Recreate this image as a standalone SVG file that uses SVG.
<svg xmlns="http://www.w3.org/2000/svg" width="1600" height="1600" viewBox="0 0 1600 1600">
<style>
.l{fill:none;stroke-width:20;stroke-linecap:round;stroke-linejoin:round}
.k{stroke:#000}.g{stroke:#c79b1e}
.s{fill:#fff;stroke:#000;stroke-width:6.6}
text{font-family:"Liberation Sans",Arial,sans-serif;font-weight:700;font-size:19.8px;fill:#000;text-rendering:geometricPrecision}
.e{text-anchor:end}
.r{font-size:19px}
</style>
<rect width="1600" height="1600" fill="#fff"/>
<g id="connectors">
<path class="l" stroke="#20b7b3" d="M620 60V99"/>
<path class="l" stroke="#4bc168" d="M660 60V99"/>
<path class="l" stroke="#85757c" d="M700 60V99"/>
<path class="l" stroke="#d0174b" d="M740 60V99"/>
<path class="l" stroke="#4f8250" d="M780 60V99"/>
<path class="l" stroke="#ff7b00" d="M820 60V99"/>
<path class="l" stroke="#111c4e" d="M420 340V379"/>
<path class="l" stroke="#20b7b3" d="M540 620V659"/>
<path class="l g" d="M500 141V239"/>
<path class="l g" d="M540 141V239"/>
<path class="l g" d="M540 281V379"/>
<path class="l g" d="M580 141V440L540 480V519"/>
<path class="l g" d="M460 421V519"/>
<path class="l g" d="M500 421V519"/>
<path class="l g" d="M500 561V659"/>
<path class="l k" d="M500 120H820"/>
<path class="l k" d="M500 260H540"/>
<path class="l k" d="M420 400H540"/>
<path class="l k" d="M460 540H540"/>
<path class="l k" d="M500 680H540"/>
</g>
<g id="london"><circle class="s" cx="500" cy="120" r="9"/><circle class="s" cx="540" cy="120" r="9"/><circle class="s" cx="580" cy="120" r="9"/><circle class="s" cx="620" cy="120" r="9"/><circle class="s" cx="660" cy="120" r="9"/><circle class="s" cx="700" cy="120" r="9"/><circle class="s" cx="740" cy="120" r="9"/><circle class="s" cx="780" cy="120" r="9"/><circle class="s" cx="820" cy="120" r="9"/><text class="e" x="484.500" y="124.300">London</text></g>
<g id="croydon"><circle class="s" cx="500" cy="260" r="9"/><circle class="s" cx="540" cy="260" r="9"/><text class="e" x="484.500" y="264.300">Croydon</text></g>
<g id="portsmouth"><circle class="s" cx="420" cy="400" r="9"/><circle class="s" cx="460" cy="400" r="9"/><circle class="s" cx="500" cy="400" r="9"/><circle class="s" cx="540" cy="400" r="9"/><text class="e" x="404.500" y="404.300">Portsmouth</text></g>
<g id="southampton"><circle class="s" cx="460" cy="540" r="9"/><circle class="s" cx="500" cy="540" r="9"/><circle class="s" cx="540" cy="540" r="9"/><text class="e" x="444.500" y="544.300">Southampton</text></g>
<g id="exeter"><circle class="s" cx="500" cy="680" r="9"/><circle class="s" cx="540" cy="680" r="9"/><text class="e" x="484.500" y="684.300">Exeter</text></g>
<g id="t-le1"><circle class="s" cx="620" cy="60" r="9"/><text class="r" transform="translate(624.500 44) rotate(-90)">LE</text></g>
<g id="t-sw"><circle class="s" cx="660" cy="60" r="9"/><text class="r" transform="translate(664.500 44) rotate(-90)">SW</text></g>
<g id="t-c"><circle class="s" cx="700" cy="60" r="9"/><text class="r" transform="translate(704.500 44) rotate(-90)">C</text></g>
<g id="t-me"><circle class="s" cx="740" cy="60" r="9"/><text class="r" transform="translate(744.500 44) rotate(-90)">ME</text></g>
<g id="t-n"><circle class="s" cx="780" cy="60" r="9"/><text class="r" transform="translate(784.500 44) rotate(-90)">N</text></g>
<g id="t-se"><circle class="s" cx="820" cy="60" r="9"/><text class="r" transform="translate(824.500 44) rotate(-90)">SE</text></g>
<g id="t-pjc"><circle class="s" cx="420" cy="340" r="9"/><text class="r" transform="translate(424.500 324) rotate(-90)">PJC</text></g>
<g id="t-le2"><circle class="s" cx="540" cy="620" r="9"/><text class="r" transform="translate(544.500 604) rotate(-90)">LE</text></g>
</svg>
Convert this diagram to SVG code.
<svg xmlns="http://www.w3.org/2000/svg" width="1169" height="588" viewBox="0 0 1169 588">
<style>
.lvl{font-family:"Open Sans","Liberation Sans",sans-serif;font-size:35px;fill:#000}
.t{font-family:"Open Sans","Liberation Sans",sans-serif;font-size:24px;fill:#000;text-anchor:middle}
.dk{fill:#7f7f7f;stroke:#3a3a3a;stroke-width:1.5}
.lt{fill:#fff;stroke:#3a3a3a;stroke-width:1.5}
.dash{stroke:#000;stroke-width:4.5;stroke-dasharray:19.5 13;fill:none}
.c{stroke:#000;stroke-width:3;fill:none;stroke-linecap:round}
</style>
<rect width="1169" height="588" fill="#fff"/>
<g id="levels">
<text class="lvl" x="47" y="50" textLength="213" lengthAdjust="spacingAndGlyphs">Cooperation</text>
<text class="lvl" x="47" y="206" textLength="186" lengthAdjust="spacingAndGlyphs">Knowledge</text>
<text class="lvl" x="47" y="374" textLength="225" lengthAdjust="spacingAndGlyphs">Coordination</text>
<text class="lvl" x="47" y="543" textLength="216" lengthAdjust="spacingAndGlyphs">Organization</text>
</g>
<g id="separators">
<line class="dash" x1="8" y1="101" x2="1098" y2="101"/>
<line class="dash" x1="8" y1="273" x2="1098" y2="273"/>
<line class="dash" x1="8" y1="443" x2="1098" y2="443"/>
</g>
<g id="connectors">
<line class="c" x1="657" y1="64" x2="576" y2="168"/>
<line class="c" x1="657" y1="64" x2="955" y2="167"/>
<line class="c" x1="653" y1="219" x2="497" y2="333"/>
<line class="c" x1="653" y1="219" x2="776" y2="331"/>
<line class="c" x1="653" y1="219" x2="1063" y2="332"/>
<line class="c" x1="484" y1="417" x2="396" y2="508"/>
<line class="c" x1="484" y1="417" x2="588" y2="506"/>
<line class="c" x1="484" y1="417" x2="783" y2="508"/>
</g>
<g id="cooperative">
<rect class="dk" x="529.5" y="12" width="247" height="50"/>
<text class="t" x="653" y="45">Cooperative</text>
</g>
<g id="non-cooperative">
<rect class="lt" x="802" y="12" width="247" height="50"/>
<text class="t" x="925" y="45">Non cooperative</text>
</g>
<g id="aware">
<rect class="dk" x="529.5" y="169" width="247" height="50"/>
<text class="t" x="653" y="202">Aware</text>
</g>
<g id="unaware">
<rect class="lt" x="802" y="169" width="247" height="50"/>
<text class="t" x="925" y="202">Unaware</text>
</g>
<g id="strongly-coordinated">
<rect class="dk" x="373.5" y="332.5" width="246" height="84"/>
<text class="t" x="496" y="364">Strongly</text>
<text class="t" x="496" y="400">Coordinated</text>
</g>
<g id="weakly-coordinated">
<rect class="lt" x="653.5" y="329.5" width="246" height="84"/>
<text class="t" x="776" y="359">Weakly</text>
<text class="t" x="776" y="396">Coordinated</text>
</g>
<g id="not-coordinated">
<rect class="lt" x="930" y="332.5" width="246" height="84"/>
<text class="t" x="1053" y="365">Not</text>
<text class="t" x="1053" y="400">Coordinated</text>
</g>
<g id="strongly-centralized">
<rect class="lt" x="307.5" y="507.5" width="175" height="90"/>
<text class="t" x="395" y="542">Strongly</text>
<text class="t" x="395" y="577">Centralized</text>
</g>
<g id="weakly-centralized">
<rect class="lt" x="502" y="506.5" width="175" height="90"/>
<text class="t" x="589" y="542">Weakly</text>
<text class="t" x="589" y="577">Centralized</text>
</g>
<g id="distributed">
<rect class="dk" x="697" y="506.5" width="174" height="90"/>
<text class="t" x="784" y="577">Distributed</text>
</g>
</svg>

> _OBJECTIVE_
Copy each line above that contains the string "this".

> _RESULT BELOW_
Recreate this image as a standalone SVG file that uses SVG.
Convert this diagram to SVG code.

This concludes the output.